• [Exercise task] Retype each line of the material exactly, please, skipping any picture in it.

• [Information supplied]

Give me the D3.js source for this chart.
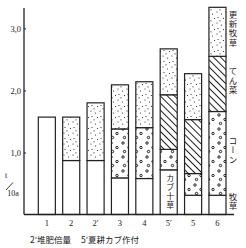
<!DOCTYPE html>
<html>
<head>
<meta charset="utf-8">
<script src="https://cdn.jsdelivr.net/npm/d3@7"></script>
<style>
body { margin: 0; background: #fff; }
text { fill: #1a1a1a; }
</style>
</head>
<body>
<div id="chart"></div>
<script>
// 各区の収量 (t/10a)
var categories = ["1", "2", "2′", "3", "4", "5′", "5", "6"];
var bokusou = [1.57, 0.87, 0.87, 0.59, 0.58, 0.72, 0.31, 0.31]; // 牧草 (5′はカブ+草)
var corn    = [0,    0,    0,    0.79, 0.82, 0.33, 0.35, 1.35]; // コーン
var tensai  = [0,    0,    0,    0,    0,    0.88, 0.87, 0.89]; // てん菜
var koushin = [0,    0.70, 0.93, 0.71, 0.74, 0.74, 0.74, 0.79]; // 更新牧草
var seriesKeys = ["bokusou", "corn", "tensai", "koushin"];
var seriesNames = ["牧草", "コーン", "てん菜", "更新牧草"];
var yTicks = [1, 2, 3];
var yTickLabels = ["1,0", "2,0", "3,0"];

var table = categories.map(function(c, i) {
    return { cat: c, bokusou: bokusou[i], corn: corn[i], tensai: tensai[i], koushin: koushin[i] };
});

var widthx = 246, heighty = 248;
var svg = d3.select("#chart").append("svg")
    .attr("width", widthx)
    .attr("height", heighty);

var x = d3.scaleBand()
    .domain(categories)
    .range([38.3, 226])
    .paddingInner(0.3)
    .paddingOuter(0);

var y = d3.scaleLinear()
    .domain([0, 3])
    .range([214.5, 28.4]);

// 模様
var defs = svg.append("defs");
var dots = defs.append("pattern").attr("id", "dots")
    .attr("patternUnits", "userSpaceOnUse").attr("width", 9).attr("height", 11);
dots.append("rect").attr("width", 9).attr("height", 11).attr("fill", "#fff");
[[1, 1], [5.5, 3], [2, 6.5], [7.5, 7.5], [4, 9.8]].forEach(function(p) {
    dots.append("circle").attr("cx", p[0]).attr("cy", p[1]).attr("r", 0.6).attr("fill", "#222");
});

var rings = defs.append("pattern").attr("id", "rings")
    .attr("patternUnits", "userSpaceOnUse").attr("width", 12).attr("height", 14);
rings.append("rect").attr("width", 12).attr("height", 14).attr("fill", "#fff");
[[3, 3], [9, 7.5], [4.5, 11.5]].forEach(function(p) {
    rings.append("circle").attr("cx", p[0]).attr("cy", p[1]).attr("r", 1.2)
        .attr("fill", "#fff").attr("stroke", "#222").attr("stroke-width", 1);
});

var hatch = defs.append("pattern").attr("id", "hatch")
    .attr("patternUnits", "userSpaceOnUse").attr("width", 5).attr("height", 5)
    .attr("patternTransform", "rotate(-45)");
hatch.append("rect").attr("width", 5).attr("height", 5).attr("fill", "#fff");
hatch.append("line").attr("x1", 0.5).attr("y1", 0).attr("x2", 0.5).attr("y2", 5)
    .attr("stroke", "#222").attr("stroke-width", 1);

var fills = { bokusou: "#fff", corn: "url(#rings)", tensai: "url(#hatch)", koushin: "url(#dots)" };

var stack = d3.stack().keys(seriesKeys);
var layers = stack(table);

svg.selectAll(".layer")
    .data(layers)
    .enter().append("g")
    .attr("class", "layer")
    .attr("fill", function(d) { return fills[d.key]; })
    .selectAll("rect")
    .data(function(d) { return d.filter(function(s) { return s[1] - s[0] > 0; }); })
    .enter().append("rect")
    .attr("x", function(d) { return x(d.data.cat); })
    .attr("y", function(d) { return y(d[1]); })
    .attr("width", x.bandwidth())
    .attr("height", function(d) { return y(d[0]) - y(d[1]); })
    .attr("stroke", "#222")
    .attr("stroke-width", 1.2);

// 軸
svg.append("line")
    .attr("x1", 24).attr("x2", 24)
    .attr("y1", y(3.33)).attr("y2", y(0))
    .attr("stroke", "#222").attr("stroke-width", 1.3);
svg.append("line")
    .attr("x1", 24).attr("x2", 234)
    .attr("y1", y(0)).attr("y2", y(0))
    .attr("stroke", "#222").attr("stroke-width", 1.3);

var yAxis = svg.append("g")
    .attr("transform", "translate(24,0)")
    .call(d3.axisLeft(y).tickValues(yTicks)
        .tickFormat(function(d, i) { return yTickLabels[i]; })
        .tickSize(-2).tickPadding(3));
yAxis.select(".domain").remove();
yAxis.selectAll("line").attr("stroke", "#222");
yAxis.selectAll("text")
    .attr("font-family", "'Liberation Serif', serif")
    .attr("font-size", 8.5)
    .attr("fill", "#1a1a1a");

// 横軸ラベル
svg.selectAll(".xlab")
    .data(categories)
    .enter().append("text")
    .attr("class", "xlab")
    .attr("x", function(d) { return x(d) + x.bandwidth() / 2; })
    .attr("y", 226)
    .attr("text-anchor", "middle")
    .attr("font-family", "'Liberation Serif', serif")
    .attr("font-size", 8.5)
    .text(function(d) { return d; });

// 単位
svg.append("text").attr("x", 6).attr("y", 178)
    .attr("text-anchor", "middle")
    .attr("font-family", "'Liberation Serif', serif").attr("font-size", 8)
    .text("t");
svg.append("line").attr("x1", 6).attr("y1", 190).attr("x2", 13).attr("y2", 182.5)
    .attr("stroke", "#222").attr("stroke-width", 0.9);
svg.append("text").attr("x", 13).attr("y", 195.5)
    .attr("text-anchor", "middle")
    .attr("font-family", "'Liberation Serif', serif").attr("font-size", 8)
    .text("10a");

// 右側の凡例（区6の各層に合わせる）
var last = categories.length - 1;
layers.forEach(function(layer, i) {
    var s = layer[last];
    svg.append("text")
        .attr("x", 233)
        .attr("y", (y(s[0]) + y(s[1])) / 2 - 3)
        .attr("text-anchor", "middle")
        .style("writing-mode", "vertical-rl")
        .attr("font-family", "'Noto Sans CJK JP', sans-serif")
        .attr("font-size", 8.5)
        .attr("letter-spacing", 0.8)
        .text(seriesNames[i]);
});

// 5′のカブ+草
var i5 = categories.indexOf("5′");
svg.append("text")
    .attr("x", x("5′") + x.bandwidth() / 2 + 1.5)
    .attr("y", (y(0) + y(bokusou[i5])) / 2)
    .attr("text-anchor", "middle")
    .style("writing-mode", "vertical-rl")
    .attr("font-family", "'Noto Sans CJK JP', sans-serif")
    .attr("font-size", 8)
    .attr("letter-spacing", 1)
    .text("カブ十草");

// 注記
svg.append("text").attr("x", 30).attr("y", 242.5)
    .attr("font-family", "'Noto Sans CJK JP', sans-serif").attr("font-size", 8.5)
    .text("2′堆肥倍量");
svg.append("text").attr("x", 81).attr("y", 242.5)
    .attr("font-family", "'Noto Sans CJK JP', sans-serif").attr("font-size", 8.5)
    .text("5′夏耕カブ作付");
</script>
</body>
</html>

• [The answer]
Give me the D3.js source for this chart.
<!DOCTYPE html>
<html>
<head>
<meta charset="utf-8">
<script src="https://cdn.jsdelivr.net/npm/d3@7"></script>
<style>
body { margin: 0; background: #fff; }
text { fill: #1a1a1a; }
</style>
</head>
<body>
<div id="chart"></div>
<script>
// 各区の収量 (t/10a)
var categories = ["1", "2", "2′", "3", "4", "5′", "5", "6"];
var bokusou = [1.57, 0.87, 0.87, 0.59, 0.58, 0.72, 0.31, 0.31]; // 牧草 (5′はカブ+草)
var corn    = [0,    0,    0,    0.79, 0.82, 0.33, 0.35, 1.35]; // コーン
var tensai  = [0,    0,    0,    0,    0,    0.88, 0.87, 0.89]; // てん菜
var koushin = [0,    0.70, 0.93, 0.71, 0.74, 0.74, 0.74, 0.79]; // 更新牧草
var seriesKeys = ["bokusou", "corn", "tensai", "koushin"];
var seriesNames = ["牧草", "コーン", "てん菜", "更新牧草"];
var yTicks = [1, 2, 3];
var yTickLabels = ["1,0", "2,0", "3,0"];

var table = categories.map(function(c, i) {
    return { cat: c, bokusou: bokusou[i], corn: corn[i], tensai: tensai[i], koushin: koushin[i] };
});

var widthx = 246, heighty = 248;
var svg = d3.select("#chart").append("svg")
    .attr("width", widthx)
    .attr("height", heighty);

var x = d3.scaleBand()
    .domain(categories)
    .range([38.3, 226])
    .paddingInner(0.3)
    .paddingOuter(0);

var y = d3.scaleLinear()
    .domain([0, 3])
    .range([214.5, 28.4]);

// 模様
var defs = svg.append("defs");
var dots = defs.append("pattern").attr("id", "dots")
    .attr("patternUnits", "userSpaceOnUse").attr("width", 9).attr("height", 11);
dots.append("rect").attr("width", 9).attr("height", 11).attr("fill", "#fff");
[[1, 1], [5.5, 3], [2, 6.5], [7.5, 7.5], [4, 9.8]].forEach(function(p) {
    dots.append("circle").attr("cx", p[0]).attr("cy", p[1]).attr("r", 0.6).attr("fill", "#222");
});

var rings = defs.append("pattern").attr("id", "rings")
    .attr("patternUnits", "userSpaceOnUse").attr("width", 12).attr("height", 14);
rings.append("rect").attr("width", 12).attr("height", 14).attr("fill", "#fff");
[[3, 3], [9, 7.5], [4.5, 11.5]].forEach(function(p) {
    rings.append("circle").attr("cx", p[0]).attr("cy", p[1]).attr("r", 1.2)
        .attr("fill", "#fff").attr("stroke", "#222").attr("stroke-width", 1);
});

var hatch = defs.append("pattern").attr("id", "hatch")
    .attr("patternUnits", "userSpaceOnUse").attr("width", 5).attr("height", 5)
    .attr("patternTransform", "rotate(-45)");
hatch.append("rect").attr("width", 5).attr("height", 5).attr("fill", "#fff");
hatch.append("line").attr("x1", 0.5).attr("y1", 0).attr("x2", 0.5).attr("y2", 5)
    .attr("stroke", "#222").attr("stroke-width", 1);

var fills = { bokusou: "#fff", corn: "url(#rings)", tensai: "url(#hatch)", koushin: "url(#dots)" };

var stack = d3.stack().keys(seriesKeys);
var layers = stack(table);

svg.selectAll(".layer")
    .data(layers)
    .enter().append("g")
    .attr("class", "layer")
    .attr("fill", function(d) { return fills[d.key]; })
    .selectAll("rect")
    .data(function(d) { return d.filter(function(s) { return s[1] - s[0] > 0; }); })
    .enter().append("rect")
    .attr("x", function(d) { return x(d.data.cat); })
    .attr("y", function(d) { return y(d[1]); })
    .attr("width", x.bandwidth())
    .attr("height", function(d) { return y(d[0]) - y(d[1]); })
    .attr("stroke", "#222")
    .attr("stroke-width", 1.2);

// 軸
svg.append("line")
    .attr("x1", 24).attr("x2", 24)
    .attr("y1", y(3.33)).attr("y2", y(0))
    .attr("stroke", "#222").attr("stroke-width", 1.3);
svg.append("line")
    .attr("x1", 24).attr("x2", 234)
    .attr("y1", y(0)).attr("y2", y(0))
    .attr("stroke", "#222").attr("stroke-width", 1.3);

var yAxis = svg.append("g")
    .attr("transform", "translate(24,0)")
    .call(d3.axisLeft(y).tickValues(yTicks)
        .tickFormat(function(d, i) { return yTickLabels[i]; })
        .tickSize(-2).tickPadding(3));
yAxis.select(".domain").remove();
yAxis.selectAll("line").attr("stroke", "#222");
yAxis.selectAll("text")
    .attr("font-family", "'Liberation Serif', serif")
    .attr("font-size", 8.5)
    .attr("fill", "#1a1a1a");

// 横軸ラベル
svg.selectAll(".xlab")
    .data(categories)
    .enter().append("text")
    .attr("class", "xlab")
    .attr("x", function(d) { return x(d) + x.bandwidth() / 2; })
    .attr("y", 226)
    .attr("text-anchor", "middle")
    .attr("font-family", "'Liberation Serif', serif")
    .attr("font-size", 8.5)
    .text(function(d) { return d; });

// 単位
svg.append("text").attr("x", 6).attr("y", 178)
    .attr("text-anchor", "middle")
    .attr("font-family", "'Liberation Serif', serif").attr("font-size", 8)
    .text("t");
svg.append("line").attr("x1", 6).attr("y1", 190).attr("x2", 13).attr("y2", 182.5)
    .attr("stroke", "#222").attr("stroke-width", 0.9);
svg.append("text").attr("x", 13).attr("y", 195.5)
    .attr("text-anchor", "middle")
    .attr("font-family", "'Liberation Serif', serif").attr("font-size", 8)
    .text("10a");

// 右側の凡例（区6の各層に合わせる）
var last = categories.length - 1;
layers.forEach(function(layer, i) {
    var s = layer[last];
    svg.append("text")
        .attr("x", 233)
        .attr("y", (y(s[0]) + y(s[1])) / 2 - 3)
        .attr("text-anchor", "middle")
        .style("writing-mode", "vertical-rl")
        .attr("font-family", "'Noto Sans CJK JP', sans-serif")
        .attr("font-size", 8.5)
        .attr("letter-spacing", 0.8)
        .text(seriesNames[i]);
});

// 5′のカブ+草
var i5 = categories.indexOf("5′");
svg.append("text")
    .attr("x", x("5′") + x.bandwidth() / 2 + 1.5)
    .attr("y", (y(0) + y(bokusou[i5])) / 2)
    .attr("text-anchor", "middle")
    .style("writing-mode", "vertical-rl")
    .attr("font-family", "'Noto Sans CJK JP', sans-serif")
    .attr("font-size", 8)
    .attr("letter-spacing", 1)
    .text("カブ十草");

// 注記
svg.append("text").attr("x", 30).attr("y", 242.5)
    .attr("font-family", "'Noto Sans CJK JP', sans-serif").attr("font-size", 8.5)
    .text("2′堆肥倍量");
svg.append("text").attr("x", 81).attr("y", 242.5)
    .attr("font-family", "'Noto Sans CJK JP', sans-serif").attr("font-size", 8.5)
    .text("5′夏耕カブ作付");
</script>
</body>
</html>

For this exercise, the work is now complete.